C’est bien évidemment faux. Il y a des tabous.

Si des citoyens proposaient de débattre du rétablissement de l’esclavage des Noirs ou du rétablissement des lois antisémites de Vichy, nul doute que ces élus condamneraient l’idée même de tels débats. Et si des citoyens proposaient d’abroger l’IVG ou de rétablir la peine capitale, peut-être ne condamneraient-ils pas l’idée du débat en tant que tel, mais en tant que députés ou membres du gouvernement, ils préviendraient d’avance que la ligne politique sur ces sujets est immuable, quelle que serait l’issue des discussions.
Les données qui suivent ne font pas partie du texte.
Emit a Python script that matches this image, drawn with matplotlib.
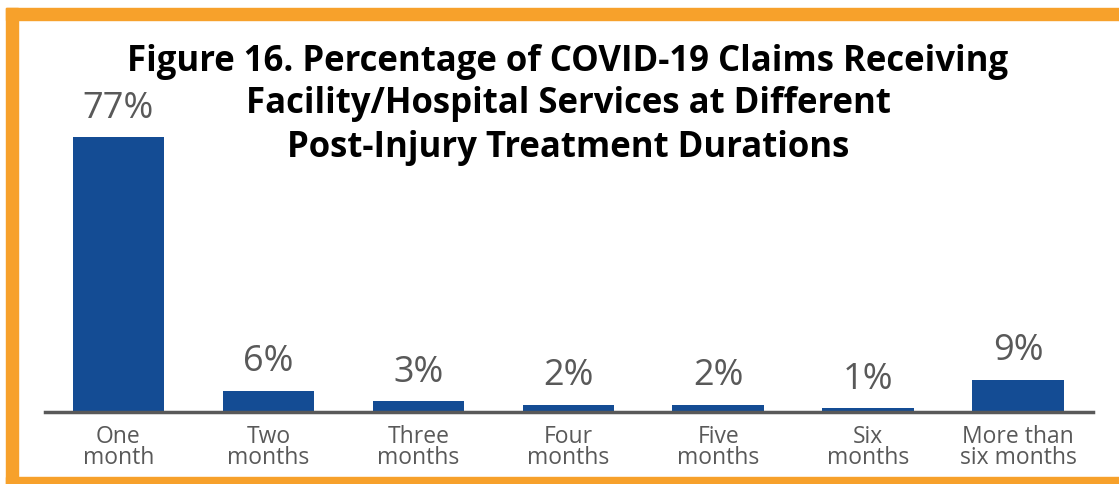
import matplotlib.pyplot as plt
from matplotlib.patches import Rectangle

categories = ['One\nmonth', 'Two\nmonths', 'Three\nmonths', 'Four\nmonths',
              'Five\nmonths', 'Six\nmonths', 'More than\nsix months']
values = [77, 6, 3, 2, 2, 1, 9]
value_labels = ['77%', '6%', '3%', '2%', '2%', '1%', '9%']

title_lines = ['Figure 16. Percentage of COVID-19 Claims Receiving',
               'Facility/Hospital Services at Different',
               'Post-Injury Treatment Durations']

plt.rcParams['font.family'] = ['Open Sans', 'DejaVu Sans']

W, H = 1119, 485
fig = plt.figure(figsize=(W / 100, H / 100), dpi=100)
fig.patch.set_facecolor('white')

# orange frame (no right edge, it is cropped off)
orange = '#F7A12B'
fig.patches.append(Rectangle((6 / W, 0), 12 / W, 476 / H, transform=fig.transFigure,
                             color=orange, zorder=0))
fig.patches.append(Rectangle((6 / W, 464 / H), 1 - 6 / W, 12 / H, transform=fig.transFigure,
                             color=orange, zorder=0))
fig.patches.append(Rectangle((6 / W, 0), 1 - 6 / W, 7 / H, transform=fig.transFigure,
                             color=orange, zorder=0))

ax = fig.add_axes([45 / W, 72 / H, 1048 / W, 313 / H])
x = list(range(len(values)))
ax.bar(x, values, width=0.61, color='#144C94')
ax.set_xlim(-0.49, 6.5)
ax.set_ylim(0, 313 / 3.57)

for i, (v, lab) in enumerate(zip(values, value_labels)):
    ax.text(i, v + 3.2, lab, ha='center', va='bottom', fontsize=26, color='#595959')

ax.set_xticks(x)
ax.set_xticklabels(categories, fontsize=16.5, color='#595959', linespacing=0.8)
ax.tick_params(axis='x', length=0, pad=9)
ax.set_yticks([])
for s in ['top', 'right', 'left']:
    ax.spines[s].set_visible(False)
ax.spines['bottom'].set_color('#595959')
ax.spines['bottom'].set_linewidth(2.5)
ax.patch.set_alpha(0)

# title as three separate lines so each line keeps its own width
title_y = [62, 104, 148]
for line, ty in zip(title_lines, title_y):
    fig.text(568 / W, 1 - ty / H, line, ha='center', va='center',
             fontsize=25, fontweight='bold', color='black')

fig.savefig('out.png', dpi=100)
Non, ce que révèlent les sorties d’Alexis Corbières et de Chantal Jouanno, c’est qu’il y a bien des tabous ; simplement, les droits des homosexuels n’en font pas partie. C’est peut-être une stratégie politique, sacrifier les minorités sexuelles pour glaner quelques voix électorales chez les réacs ; mais moi je crois que c’est pire, je crois que c’est un impensé. C’est pire parce que ça veut dire que fondamentalement, ces gens n’ont pas intégré l’idée que les droits des homosexuels étaient des droits humains. Au détour de leur réponse naïve, presque spontanée, à une question de journaliste, leur conception du mariage pour tous apparait nue et sans fard. Et elle n’est pas belle.

Pour eux, le mariage est comme le prix de l’essence : une variable d’ajustement, une question dont on peut débattre, une question sur laquelle on peut se mettre autour de la table entre personnes de bonne volonté pour trouver un arrangement qui satisfasse toutes les parties. Ce n’est pas le cas. Ni moralement, ni juridiquement. L’égalité en droit des citoyens est intangible, aussi bien pour des raisons éthiques évidentes que parce que ça figure noir sur blanc dans le bloc de constitutionnalité.

Et si l’on devait un jour régresser sur ces questions, j’en tiendrais ces élus et leurs impensés bien plus responsables que les résultats du suffrage populaire.